Still, $15 billion? That's BLANK.
Eyeballs = influence. The opportunity to influence 90 million users can create million-dollar pop stars, hit tv shows, sold-out movie theaters and lifelong brands.
By the way, how many of you were mocking Murdock a year ago when he bought MySpace for $500 million?
- pushing advertisers from direct marketing back to mass marketing
- enforcing an adequate pricing model similar to mass media
good luck. after all, if they don't succeed, they still can show their own (news corp) ads. unlike youtube, who show adsense cpc.
Hey, I think it's worth $100 billion. Does that make Murdock a genious?
FIM had an operating loss in their fiscal year ending June 30, 2006. It appears they are still writing down their acquisitions... unless someone thinks that:
"... amortization of purchased intangible assets." is something else besides admitting they overpaid for something.
Google hasn't done it yet. Yahoo thought it would be them (I did, too.) Will it be user-produced content of mySpace? Maybe so.
The guy who produces those Law and Order TV shows has got to be watching video moving to the web with interest. You got the popular content, you don't need a distribution channel like a TV network--it's open to most everyone with the web.
Those cable biz models that are counting on pay-per-view income had better go back to their spreadsheets and adjust their numbers. Here's some good news for Comcast and Verizon: CNN and Weather Channel, etc. are now getting paid for providing content to the cable firms. The cable firms will not have pay them much longer--all content will be available via broadband.
AOL tried and failed to make content a deciding factor on what technology channel consumers bought. NBC, ABC, CBS, FOX, Comcast, Mindspring--they are losing their seat at the table to lonelygirl15 and mySpace. Content rules. Finally.

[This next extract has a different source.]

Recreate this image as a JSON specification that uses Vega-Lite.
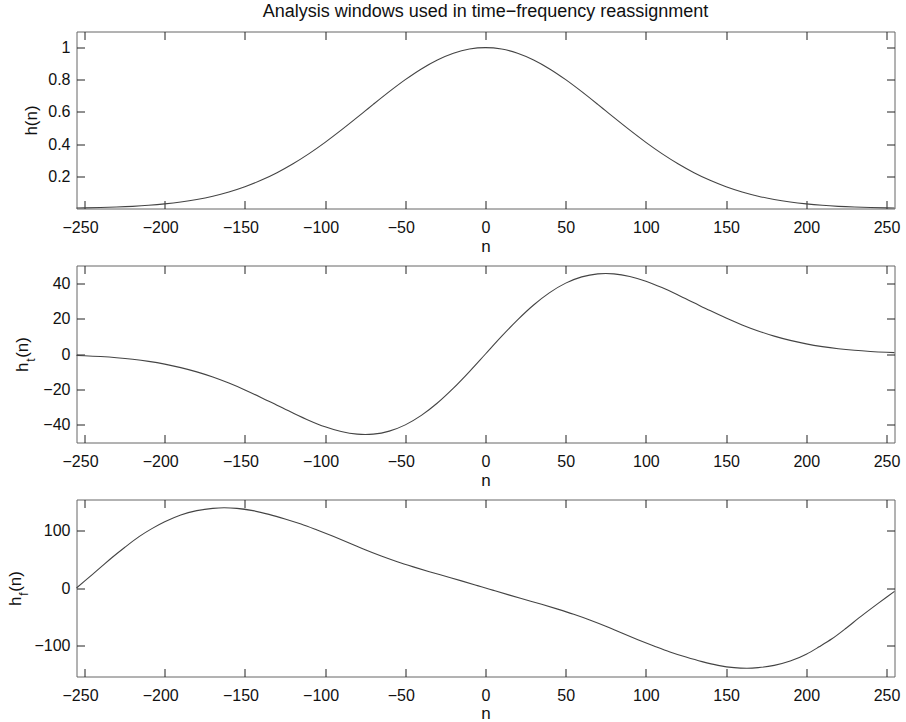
{
  "$schema": "https://vega.github.io/schema/vega-lite/v6.json",
  "padding": {"left": 5.5, "top": 2.5, "right": 5, "bottom": 0},
  "datasets": {
    "w": [
      {"n": -255, "h": 0.0031, "ht": -0.79}, {"n": -250, "h": 0.0039, "ht": -0.97}, {"n": -240, "h": 0.0060, "ht": -1.44},
      {"n": -230, "h": 0.0091, "ht": -2.09}, {"n": -220, "h": 0.0135, "ht": -2.98}, {"n": -210, "h": 0.0198, "ht": -4.17},
      {"n": -200, "h": 0.0286, "ht": -5.71}, {"n": -190, "h": 0.0404, "ht": -7.68}, {"n": -180, "h": 0.0561, "ht": -10.10},
      {"n": -170, "h": 0.0766, "ht": -13.02}, {"n": -160, "h": 0.1027, "ht": -16.44}, {"n": -150, "h": 0.1353, "ht": -20.30},
      {"n": -140, "h": 0.1751, "ht": -24.52}, {"n": -130, "h": 0.2226, "ht": -28.94}, {"n": -120, "h": 0.2780, "ht": -33.36},
      {"n": -110, "h": 0.3411, "ht": -37.52}, {"n": -100, "h": 0.4111, "ht": -41.11}, {"n": -90, "h": 0.4868, "ht": -43.81},
      {"n": -80, "h": 0.5661, "ht": -45.29}, {"n": -75, "h": 0.6065, "ht": -45.49}, {"n": -70, "h": 0.6469, "ht": -45.28},
      {"n": -60, "h": 0.7261, "ht": -43.57}, {"n": -50, "h": 0.8007, "ht": -40.04}, {"n": -40, "h": 0.8674, "ht": -34.70},
      {"n": -30, "h": 0.9231, "ht": -27.69}, {"n": -20, "h": 0.9651, "ht": -19.30}, {"n": -10, "h": 0.9912, "ht": -9.91},
      {"n": 0, "h": 1.0, "ht": 0},
      {"n": 10, "h": 0.9912, "ht": 9.91}, {"n": 20, "h": 0.9651, "ht": 19.30}, {"n": 30, "h": 0.9231, "ht": 27.69},
      {"n": 40, "h": 0.8674, "ht": 34.70}, {"n": 50, "h": 0.8007, "ht": 40.04}, {"n": 60, "h": 0.7261, "ht": 43.57},
      {"n": 70, "h": 0.6469, "ht": 45.28}, {"n": 75, "h": 0.6065, "ht": 45.49}, {"n": 80, "h": 0.5661, "ht": 45.29},
      {"n": 90, "h": 0.4868, "ht": 43.81}, {"n": 100, "h": 0.4111, "ht": 41.11}, {"n": 110, "h": 0.3411, "ht": 37.52},
      {"n": 120, "h": 0.2780, "ht": 33.36}, {"n": 130, "h": 0.2226, "ht": 28.94}, {"n": 140, "h": 0.1751, "ht": 24.52},
      {"n": 150, "h": 0.1353, "ht": 20.30}, {"n": 160, "h": 0.1027, "ht": 16.44}, {"n": 170, "h": 0.0766, "ht": 13.02},
      {"n": 180, "h": 0.0561, "ht": 10.10}, {"n": 190, "h": 0.0404, "ht": 7.68}, {"n": 200, "h": 0.0286, "ht": 5.71},
      {"n": 210, "h": 0.0198, "ht": 4.17}, {"n": 220, "h": 0.0135, "ht": 2.98}, {"n": 230, "h": 0.0091, "ht": 2.09},
      {"n": 240, "h": 0.0060, "ht": 1.44}, {"n": 250, "h": 0.0039, "ht": 0.97}, {"n": 255, "h": 0.0031, "ht": 0.79}
    ],
    "f": [
      {"n": -255, "hf": 0}, {"n": -250, "hf": 12}, {"n": -245, "hf": 24}, {"n": -240, "hf": 36}, {"n": -233, "hf": 53},
      {"n": -225, "hf": 71}, {"n": -216, "hf": 90}, {"n": -208, "hf": 104}, {"n": -200, "hf": 116}, {"n": -190, "hf": 128},
      {"n": -180, "hf": 135.5}, {"n": -170, "hf": 139.5}, {"n": -163, "hf": 140.5}, {"n": -155, "hf": 139.5}, {"n": -145, "hf": 135.5},
      {"n": -135, "hf": 129}, {"n": -125, "hf": 121}, {"n": -115, "hf": 112}, {"n": -105, "hf": 101.5}, {"n": -95, "hf": 90.5},
      {"n": -85, "hf": 79}, {"n": -75, "hf": 67}, {"n": -65, "hf": 56}, {"n": -55, "hf": 46}, {"n": -45, "hf": 37},
      {"n": -35, "hf": 28.5}, {"n": -25, "hf": 20.5}, {"n": -15, "hf": 12.5}, {"n": -5, "hf": 4.2}, {"n": 0, "hf": 0},
      {"n": 5, "hf": -4.2}, {"n": 15, "hf": -12.5}, {"n": 25, "hf": -20.5}, {"n": 35, "hf": -28.5}, {"n": 45, "hf": -37},
      {"n": 55, "hf": -46}, {"n": 65, "hf": -56}, {"n": 75, "hf": -67}, {"n": 85, "hf": -79}, {"n": 95, "hf": -90.5},
      {"n": 105, "hf": -101.5}, {"n": 115, "hf": -112}, {"n": 125, "hf": -121}, {"n": 135, "hf": -129}, {"n": 145, "hf": -135.5},
      {"n": 155, "hf": -139.5}, {"n": 163, "hf": -140.5}, {"n": 170, "hf": -139.5}, {"n": 180, "hf": -135.5}, {"n": 190, "hf": -128},
      {"n": 200, "hf": -116}, {"n": 208, "hf": -103}, {"n": 216, "hf": -89}, {"n": 225, "hf": -70}, {"n": 233, "hf": -52},
      {"n": 240, "hf": -37}, {"n": 245, "hf": -26.5}, {"n": 250, "hf": -16.2}, {"n": 255, "hf": -6}
    ]
  },
  "config": {
    "font": "Liberation Sans",
    "view": {"stroke": "#666", "strokeWidth": 1},
    "axis": {
      "domain": false, "grid": false, "ticks": true, "tickSize": -8, "tickColor": "#222", "tickWidth": 1,
      "labelColor": "#111", "labelFontSize": 16, "titleFontSize": 17, "titleFontWeight": "normal", "titleColor": "#111",
      "labelFlush": false, "labelOverlap": false, "labelBound": false
    },
    "axisLeft": {"titleAngle": -90, "titleAlign": "center", "titleBaseline": "middle", "titleY": 94},
    "title": {"fontSize": 18, "fontWeight": "normal", "color": "#111"}
  },
  "spacing": 57,
  "bounds": "flush",
  "vconcat": [
    {
      "width": 818, "height": 177,
      "title": {"text": "Analysis windows used in time−frequency reassignment", "anchor": "middle", "frame": "group", "offset": 10},
      "data": {"name": "w"},
      "layer": [
        {
          "mark": {"type": "line", "stroke": "#444", "strokeWidth": 1.1, "interpolate": "monotone"},
          "encoding": {
            "x": {"field": "n", "type": "quantitative", "scale": {"domain": [-255, 255], "nice": false, "zero": false},
                  "axis": {"orient": "bottom", "values": [-250, -200, -150, -100, -50, 0, 50, 100, 150, 200, 250], "title": "n", "labelPadding": 19, "titlePadding": 3,
                           "labelOffset": {"condition": {"test": "datum.value < 0", "value": -4.5}, "value": 0}}},
            "y": {"field": "h", "type": "quantitative", "scale": {"domain": [0, 1.1], "nice": false, "zero": false},
                  "axis": {"orient": "left", "values": [0.2, 0.4, 0.6, 0.8, 1], "format": "~g", "title": "h(n)", "labelPadding": 14.5, "titleX": -45, "titleY": 88.5}}
          }
        },
        {
          "mark": {"type": "line", "strokeOpacity": 0},
          "encoding": {
            "x": {"field": "n", "type": "quantitative", "axis": {"orient": "top", "values": [-250, -200, -150, -100, -50, 0, 50, 100, 150, 200, 250], "labels": false, "title": null}},
            "y": {"field": "h", "type": "quantitative", "axis": {"orient": "right", "values": [0.2, 0.4, 0.6, 0.8, 1], "labels": false, "title": null}}
          }
        }
      ],
      "resolve": {"axis": {"x": "independent", "y": "independent"}}
    },
    {
      "width": 818, "height": 177,
      "data": {"name": "w"},
      "layer": [
        {
          "mark": {"type": "line", "stroke": "#444", "strokeWidth": 1.1, "interpolate": "monotone"},
          "encoding": {
            "x": {"field": "n", "type": "quantitative", "scale": {"domain": [-255, 255], "nice": false, "zero": false},
                  "axis": {"orient": "bottom", "values": [-250, -200, -150, -100, -50, 0, 50, 100, 150, 200, 250], "title": "n", "labelPadding": 19, "titlePadding": 3,
                           "labelOffset": {"condition": {"test": "datum.value < 0", "value": -4.5}, "value": 0}}},
            "y": {"field": "ht", "type": "quantitative", "scale": {"domain": [-50, 50], "nice": false, "zero": false},
                  "axis": {"orient": "left", "values": [-40, -20, 0, 20, 40], "title": "h (n)", "labelPadding": 14.5, "titleX": -54, "titleY": 88.5}}
          }
        },
        {
          "mark": {"type": "line", "strokeOpacity": 0},
          "encoding": {
            "x": {"field": "n", "type": "quantitative", "axis": {"orient": "top", "values": [-250, -200, -150, -100, -50, 0, 50, 100, 150, 200, 250], "labels": false,
                  "title": "t", "titleFontSize": 12, "titleAngle": -90, "titleAlign": "center", "titleBaseline": "middle", "titleX": -46, "titleY": 94}},
            "y": {"field": "ht", "type": "quantitative", "axis": {"orient": "right", "values": [-40, -20, 0, 20, 40], "labels": false, "title": null}}
          }
        }
      ],
      "resolve": {"axis": {"x": "independent", "y": "independent"}}
    },
    {
      "width": 818, "height": 177,
      "data": {"name": "f"},
      "layer": [
        {
          "mark": {"type": "line", "stroke": "#444", "strokeWidth": 1.1, "interpolate": "monotone"},
          "encoding": {
            "x": {"field": "n", "type": "quantitative", "scale": {"domain": [-255, 255], "nice": false, "zero": false},
                  "axis": {"orient": "bottom", "values": [-250, -200, -150, -100, -50, 0, 50, 100, 150, 200, 250], "title": "n", "labelPadding": 19, "titlePadding": 2,
                           "labelOffset": {"condition": {"test": "datum.value < 0", "value": -4.5}, "value": 0}}},
            "y": {"field": "hf", "type": "quantitative", "scale": {"domain": [-155, 155], "nice": false, "zero": false},
                  "axis": {"orient": "left", "values": [-100, 0, 100], "title": "h (n)", "labelPadding": 14.5, "titleX": -61, "titleY": 88.5}}
          }
        },
        {
          "mark": {"type": "line", "strokeOpacity": 0},
          "encoding": {
            "x": {"field": "n", "type": "quantitative", "axis": {"orient": "top", "values": [-250, -200, -150, -100, -50, 0, 50, 100, 150, 200, 250], "labels": false,
                  "title": "f", "titleFontSize": 12, "titleAngle": -90, "titleAlign": "center", "titleBaseline": "middle", "titleX": -53, "titleY": 94}},
            "y": {"field": "hf", "type": "quantitative", "axis": {"orient": "right", "values": [-100, 0, 100], "labels": false, "title": null}}
          }
        }
      ],
      "resolve": {"axis": {"x": "independent", "y": "independent"}}
    }
  ]
}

MySpace isn't so much a dating site as an online replacement for the shopping mall and other teen hangouts. There's a lot of interaction there, and a lot of pageviews and time online. Marketing to teens is tough, and it's having them accessible at MySpace for advertising that has created so much value.
The big unknown that I see is caused by other teen market characteristics: fickleness and fads. Today's hot brand can be tomorrow's junk if it gets overexposed, loses its cachet, etc. Some brands have stayed strong over time in the teen market, and that will be MySpace's challenge.